Frequently Asked Questions
Plugging orphaned and abandoned oil and gas wells generates carbon credits by permanently eliminating methane emissions. Project developers need to understand specific eligibility requirements, verification processes, and the documentation standards demand before pursuing these opportunities.
What eligibility criteria must an oil and gas well meet to generate carbon credits?
Your well must be inactive, orphaned, or abandoned to qualify for carbon credits. The well needs to demonstrate measurable methane emissions before plugging occurs.
Most carbon credit methodologies require that the well would not have been plugged without carbon finance funding. This means you must prove the project is additional and wouldn't happen under normal regulatory requirements or economic conditions.
The well must be located in an eligible region, typically the United States or Canada under current protocols. Your well also needs to meet specific ownership or control requirements set by the chosen carbon registry.
Which well intervention activities are commonly credited for reducing methane emissions?
Permanent well plugging is the primary activity that generates carbon credits. This involves cementing the wellbore to permanently seal it and prevent future methane leaks.
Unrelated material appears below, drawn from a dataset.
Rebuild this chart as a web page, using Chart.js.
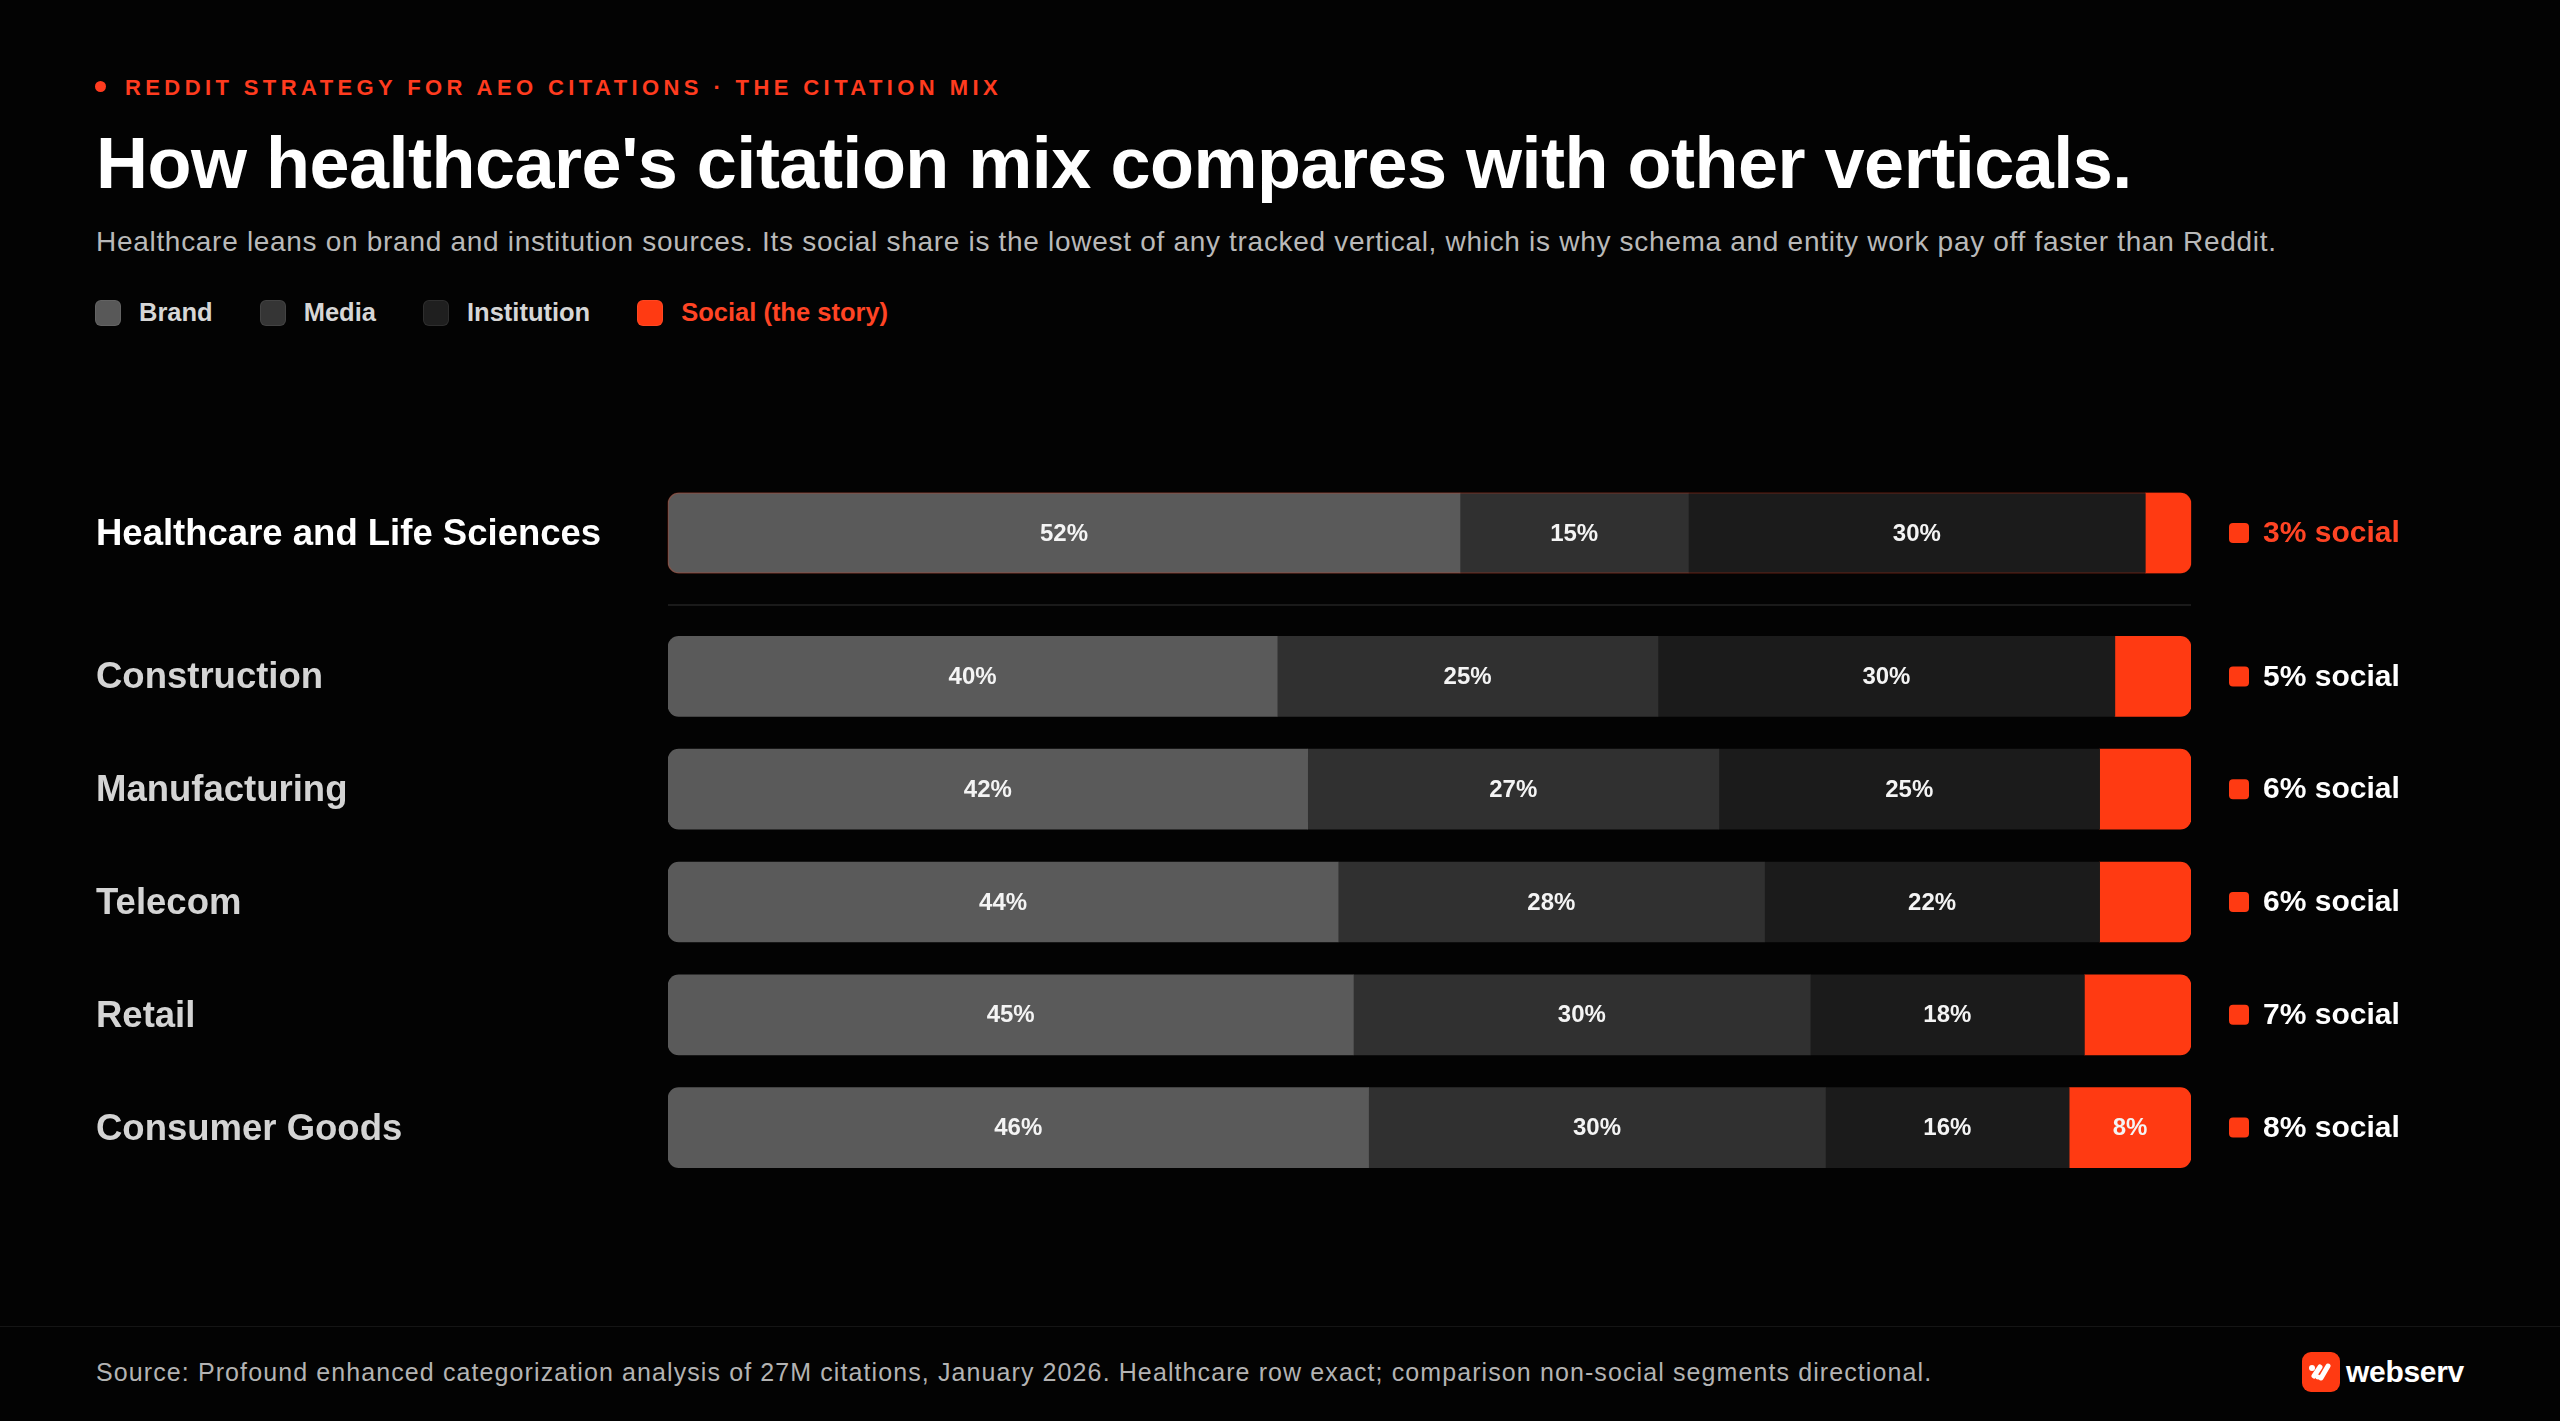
<!DOCTYPE html>
<html>
<head>
<meta charset="utf-8">
<script src="https://cdn.jsdelivr.net/npm/chart.js@4.4.1/dist/chart.umd.min.js"></script>
<style>
  html, body { margin: 0; padding: 0; background: #030303; }
  body { width: 2560px; height: 1421px; position: relative; overflow: hidden; font-family: "Liberation Sans", Arial, sans-serif; }
  .eyebrow { position: absolute; left: 95px; top: 77px; font-size: 22px; line-height: 22px; font-weight: 700; letter-spacing: 4.4px; color: #ff3b1f; white-space: nowrap; }
  .eyebrow .dot { display: inline-block; width: 11px; height: 11px; border-radius: 50%; background: #ff3b1f; margin-right: 19px; position: relative; top: -3px; }
  h1 { position: absolute; left: 96px; top: 127px; margin: 0; font-size: 72px; line-height: 72px; font-weight: 700; letter-spacing: -0.5px; color: #fff; white-space: nowrap; }
  .sub { position: absolute; left: 96px; top: 228px; font-size: 28px; line-height: 28px; letter-spacing: 0.7px; color: #b9b9b9; white-space: nowrap; }
  .legend { position: absolute; left: 95px; top: 298px; display: flex; gap: 47px; }
  .legend .item { display: flex; align-items: center; font-size: 25.5px; font-weight: 700; color: #d6d6d6; }
  .legend .item i { display: inline-block; width: 26px; height: 26px; border-radius: 6px; margin-right: 18px; box-shadow: inset 0 0 0 1px rgba(255,255,255,0.07); }
  .chartbox { position: absolute; left: 96px; width: 2360px; }
  #topBox { top: 473px; height: 120px; }
  #restBox { top: 620px; height: 564px; }
  .divider { position: absolute; left: 668px; width: 1523px; top: 604px; height: 2px; background: #1a1a1a; }
  .footline { position: absolute; left: 0; width: 2560px; top: 1326px; height: 1px; background: #151515; }
  .source { position: absolute; left: 96px; top: 1360px; font-size: 25px; line-height: 25px; color: #b3b3b3; letter-spacing: 1.1px; white-space: nowrap; }
  .logo { position: absolute; left: 2302px; top: 1352px; height: 40px; display: flex; align-items: center; font-size: 30px; font-weight: 700; color: #fff; letter-spacing: -0.3px; }
  .logo .mark { width: 38px; height: 40px; border-radius: 9px; background: #ff3a12; margin-right: 6px; display: flex; align-items: center; justify-content: center; }
</style>
</head>
<body>
<div class="eyebrow"><span class="dot"></span>REDDIT STRATEGY FOR AEO CITATIONS · THE CITATION MIX</div>
<h1>How healthcare's citation mix compares with other verticals.</h1>
<div class="sub">Healthcare leans on brand and institution sources. Its social share is the lowest of any tracked vertical, which is why schema and entity work pay off faster than Reddit.</div>
<div class="legend" id="legend"></div>

<div class="chartbox" id="topBox"><canvas id="topChart"></canvas></div>
<div class="divider"></div>
<div class="chartbox" id="restBox"><canvas id="restChart"></canvas></div>

<div class="footline"></div>
<div class="source">Source: Profound enhanced categorization analysis of 27M citations, January 2026. Healthcare row exact; comparison non-social segments directional.</div>
<div class="logo"><span class="mark"><svg width="28" height="24" viewBox="0 0 28 24"><circle cx="5" cy="8" r="3" fill="#fff"/><path d="M7 16 L13 7 M14 18 L21 6" stroke="#fff" stroke-width="5" stroke-linecap="round" fill="none"/><circle cx="11" cy="17" r="2.5" fill="#fff"/></svg></span>webserv</div>

<script>
// shares of citations, percent
const verticals = ['Healthcare and Life Sciences', 'Construction', 'Manufacturing', 'Telecom', 'Retail', 'Consumer Goods']
const brandShare = [52, 40, 42, 44, 45, 46]
const mediaShare = [15, 25, 27, 28, 30, 30]
const institutionShare = [30, 30, 25, 22, 18, 16]
const socialShare = [3, 5, 6, 6, 7, 8]

const seriesNames = ['Brand', 'Media', 'Institution', 'Social (the story)']
const seriesColours = ['#5a5a5a', '#303030', '#1b1b1b', '#ff3a12']
const legendColours = ['#585858', '#353535', '#1f1f1f', '#ff3a12']

const red = '#ff3a12'
const fontFamily = '"Liberation Sans", Arial, sans-serif'

// html legend
let legend = document.getElementById('legend')
seriesNames.forEach((name, i) => {
  let item = document.createElement('span')
  item.className = 'item'
  if (i === 3) item.style.color = '#ff4424'
  item.innerHTML = `<i style="background:${legendColours[i]}"></i>${name}`
  legend.appendChild(item)
})

const segmentLabels = {
  id: 'segmentLabels',
  afterDatasetsDraw(chart) {
    let ctx = chart.ctx
    ctx.save()
    ctx.font = `bold 24px ${fontFamily}`
    ctx.textAlign = 'center'
    ctx.textBaseline = 'middle'
    ctx.fillStyle = '#f4f4f4'
    chart.data.datasets.forEach((ds, di) => {
      chart.getDatasetMeta(di).data.forEach((bar, i) => {
        let v = ds.data[i]
        if (v < 8) return
        ctx.fillText(v + '%', (bar.x + bar.base) / 2, bar.y + 1)
      })
    })
    ctx.restore()
  }
}

const socialMarkers = {
  id: 'socialMarkers',
  afterDraw(chart) {
    let s = chart.scales.y2
    let ctx = chart.ctx
    ctx.save()
    ctx.fillStyle = red
    s.ticks.forEach((t, i) => {
      let y = s.getPixelForTick(i)
      ctx.beginPath()
      ctx.roundRect(s.left + 38, y - 10, 20, 20, 4)
      ctx.fill()
    })
    ctx.restore()
  }
}

const heroOutline = {
  id: 'heroOutline',
  afterDatasetsDraw(chart, args, opts) {
    if (!opts.show) return
    let first = chart.getDatasetMeta(0).data[0]
    let last = chart.getDatasetMeta(3).data[0]
    let ctx = chart.ctx
    ctx.save()
    ctx.strokeStyle = 'rgba(255,58,18,0.22)'
    ctx.lineWidth = 1.5
    ctx.beginPath()
    ctx.roundRect(first.base, first.y - first.height / 2, last.x - first.base, first.height, 11)
    ctx.stroke()
    ctx.restore()
  }
}

// labels must not eat into the chart area
function noEdgePadding(scale) {
  scale.paddingTop = 0
  scale.paddingBottom = 0
}

function buildChart(canvasId, rows) {
  let pick = arr => rows.map(i => arr[i])
  let shares = [brandShare, mediaShare, institutionShare, socialShare]
  let radii = [
    {topLeft: 11, bottomLeft: 11, topRight: 0, bottomRight: 0},
    0,
    0,
    {topLeft: 0, bottomLeft: 0, topRight: 11, bottomRight: 11},
  ]
  let datasets = shares.map((arr, i) => ({
    label: seriesNames[i],
    data: pick(arr),
    backgroundColor: seriesColours[i],
    borderRadius: radii[i],
    borderSkipped: false,
    barThickness: 80,
  }))

  return new Chart(document.getElementById(canvasId), {
    type: 'bar',
    data: {
      labels: pick(verticals),
      datasets: datasets,
    },
    options: {
      indexAxis: 'y',
      responsive: true,
      maintainAspectRatio: false,
      animation: false,
      layout: {padding: 0},
      plugins: {
        legend: {display: false},
        tooltip: {enabled: false},
        heroOutline: {show: rows.includes(0)},
      },
      scales: {
        x: {stacked: true, min: 0, max: 100, display: false},
        y: {
          stacked: true,
          grid: {display: false, drawTicks: false},
          border: {display: false},
          ticks: {
            crossAlign: 'far',
            padding: 0,
            labelOffset: 2,
            color: ctx => rows[ctx.index] === 0 ? '#ffffff' : '#d4d4d4',
            font: {family: fontFamily, size: 36.5, weight: 'bold'},
          },
          afterFit(scale) {
            scale.width = 572
            noEdgePadding(scale)
          },
        },
        y2: {
          type: 'category',
          position: 'right',
          labels: pick(socialShare).map(v => v + '% social'),
          offset: true,
          grid: {display: false, drawTicks: false},
          border: {display: false},
          ticks: {
            crossAlign: 'near',
            padding: 72,
            labelOffset: 1,
            color: ctx => rows[ctx.index] === 0 ? '#ff4424' : '#ffffff',
            font: {family: fontFamily, size: 30, weight: 'bold'},
          },
          afterFit(scale) {
            scale.width = 2360 - 572 - 1523
            noEdgePadding(scale)
          },
        },
      },
    },
    plugins: [segmentLabels, socialMarkers, heroOutline],
  })
}

buildChart('topChart', [0])
buildChart('restChart', [1, 2, 3, 4, 5])
</script>
</body>
</html>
You can earn credits for plugging orphaned wells that have been abandoned by previous operators. Idle wells that sit inactive without production also qualify if they meet the additionality requirements.
How do carbon credit programs verify and quantify emissions reductions from well-based projects?
Carbon registries use approved methodologies to calculate emissions reductions from your well plugging projects. These methodologies, like those from American Carbon Registry and BCarbon, provide specific frameworks for quantification and accounting.
You need to measure or estimate baseline methane emissions from the well before plugging. Programs typically use field measurements, engineering calculations, or emission factors based on well characteristics.
Third-party verifiers review your project data and confirm that emissions reductions are real and permanent. The verification process ensures your credits meet the quality standards of the registry.
What documentation and monitoring data are typically required to register a well for carbon credits?
You must provide detailed well information including location, depth, age, and operational history. Documentation of ownership or legal control over the well is required.
Pre-plugging emissions data forms a critical part of your submission. You need to show evidence of methane leaks through direct measurements or approved estimation methods.
Post-plugging monitoring confirms the well remains permanently sealed. You'll submit plugging reports, cement job details, and any regulatory compliance documentation to the registry.
Which carbon credit standards and registries are most commonly used for oil and gas well projects?
American Carbon Registry (ACR) offers an approved methodology specifically designed for plugging orphaned oil and gas wells. Their protocol was developed with leading methane emissions experts.
BCarbon operates a Methane Emissions Elimination through Well Plugging (MEEWP) Protocol for abandoned and orphan wells in the US and Canada. CarbonPath also provides methodologies for calculating credits from well plugging projects.
These registries certify your carbon credits and list them for sale to buyers seeking verified emissions reductions.
What factors most affect the potential carbon credit revenue from a qualifying well project?
The volume of methane emissions from your well before plugging directly determines the number of credits generated. Wells with higher emission rates produce more valuable credit volumes.
Plugging costs significantly impact your net revenue from carbon credit sales. Projects with lower plugging expenses relative to credit value are more economically attractive.
Current carbon credit market prices affect your revenue potential. The credibility of your chosen registry and the co-benefits of your project can influence the premium buyers will pay for your credits.